Mobile bank bandit’s interest, troubles, both compound |

Mobile bank bandit’s interest, troubles, both compound

Cynthia Johnson allegedly used several aliases, as well as forged Capital One credit cards and fake driver's licenses to scam money from regional banks. If she's convicted, she'll spend the next 96 years in prison.
Special to the Daily |

Carnival of Convictions

Cynthia Johnson’s 40-page carnival of felony convictions stretches up and down the California coast, and back to 1996. It includes:

Oakland: Convicted for possession of a forged drivers license.

San Francisco: Convicted for receiving stolen property.

San Diego twice: Convicted for possession of a bank check or money order and burglary.

San Jose: Convicted for unarmed bank robbery.

San Mateo: Convicted for burglary.

Sacramento: Convicted for forgery.

Santa Clara twice: Convicted for burglary, for grand theft, and possessing a driver’s license to commit forgery.

She was on probation from Santa Clara County, Calif., but violated her probation less than a year after her release from Folsom Prison in June 2014. Last April, 10 months after her release from Folsom, she was arrested for cashing a bad check Alameda County, Calif.

Johnson is on felony probation in California, where probation officials say she missed a meeting and issued an arrest warrant for her. It turns out she missed the meeting because she was in the Eagle County jail.

EAGLE — When we last visited Cynthia Johnson, she faced 27 charges for running up and down I-70 through four Western Colorado counties and allegedly conning money from banks using forged credit cards and fake drivers licenses. She still does, and a possible 96-year prison sentence.

Yet she managed to compound her troubles during a hearing this week.

Her attorney, public defender Thea Reiff, asked that a psychiatrist determine whether she is mentally competent to stand trial.

That request was barely done echoing around the courtroom when Johnson told District Court Judge Paul Dunkelman she wanted to fire Reiff.

“I wish to receive different counsel,” she told Dunkelman.

Prosecutors reportedly offered Johnson 10 years in prison — instead of the 96 years she faces — for her part in taking at least $38,000 from 13 local banks between Frisco and Fruita.

Prosecutors say Johnson used at least 18 aliases during the month-long caper.

Among other issues, in some court documents she is being referred to as Jacquelyn Murray, who turns out to be one of her victims, McCollum said.

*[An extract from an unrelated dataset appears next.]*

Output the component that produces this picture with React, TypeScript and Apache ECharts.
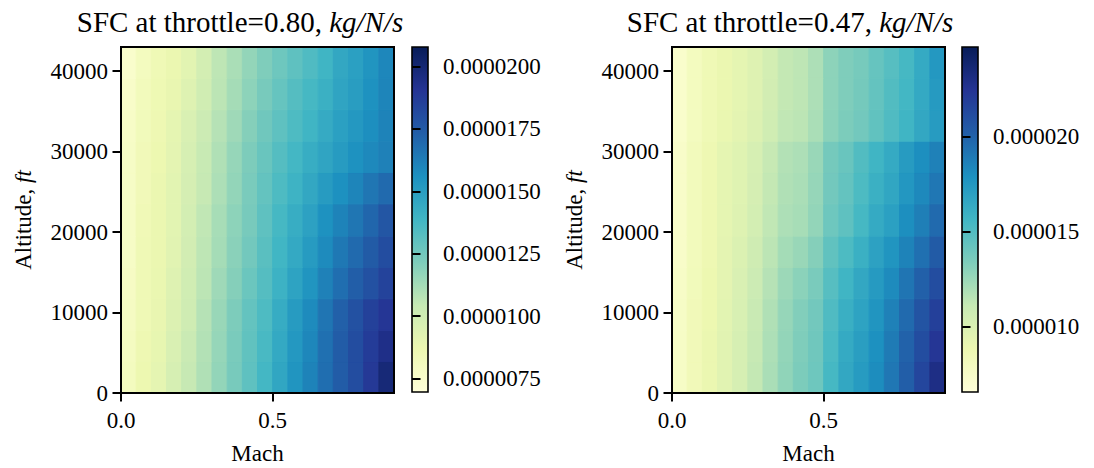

“Each time Johnson is referred to as Jacquelyn Murray, it re-victimizes Ms. Murray. I’d like the court to ask her what her name is,” said Heidi McCollum, the assistant district attorney prosecuting the case.

Cohort pleads guilty

All that comes on the heels of one of Johnson’s cohorts, Vanessa Ravarre, pleading guilty to theft and criminal possession of a financial device.

She reportedly promised to cooperate in the investigation against Johnson and others, prosecutors said.

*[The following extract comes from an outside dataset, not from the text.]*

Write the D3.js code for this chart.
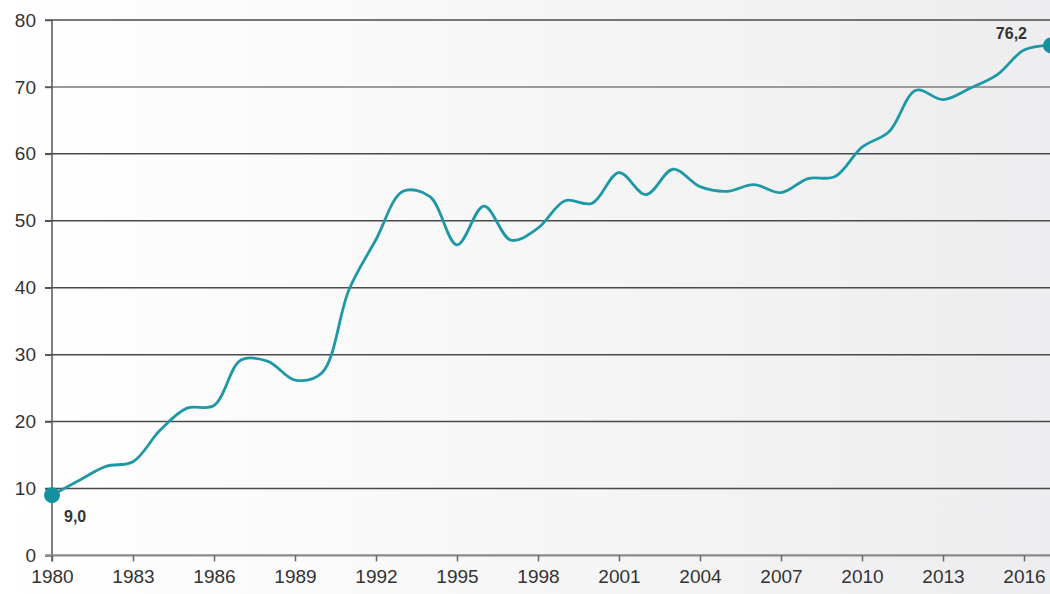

She was moved to the Summit County jail to keep her away from Johnson, who reportedly threatened to kill her when they were both in the Eagle County jail.

The caper encompassed Summit, Eagle, Garfield and Mesa counties.

Two with one

About a month and a half apart, Johnson allegedly walked into two separate Alpine Bank branches and, using the same forged drivers license, tried to get cash advances.

On the afternoon of Sept. 3, she allegedly tried to use a Capital One Visa credit card to get cash from Alpine Bank in Avon. When the card was declined, a bank employee got on the phone, called the number on the back of the card and was told the card was declined because the owner had not informed them of her travel plans.

The person on the phone confirmed Johnson’s identity, and the bank did an override on the card.

She signed the withdrawal slip as Deborah Brendel, one of her many aliases, and walked out of the bank with $4,850.

Several weeks later, Capital One told Alpine Bank that the card was fictitious, and that Capital One had no records of Deborah Brendel or that account number.

According to Capital One, it’s an often-used scam. The phone number on the back of the fictitious credit goes to an accomplice posing as a credit card company employee, who then authorizes the cash advance.

On Oct. 14, Johnson walked into Alpine Bank in Frisco to get cash, using the same forged drivers license bearing Brendel’s name, and the same fictitious Capital One credit card. Alpine Bank staffers called 911, and Frisco police arrested her.

Ravarre was arrested under similar circumstances at a First Bank in Silverthorne.

Johnson does not have it or have access to any of that money, McCollum said.

Dunkelman set Johnson’s bond at $100,000 bond and refused a motion to reduce it during this week’s hearing.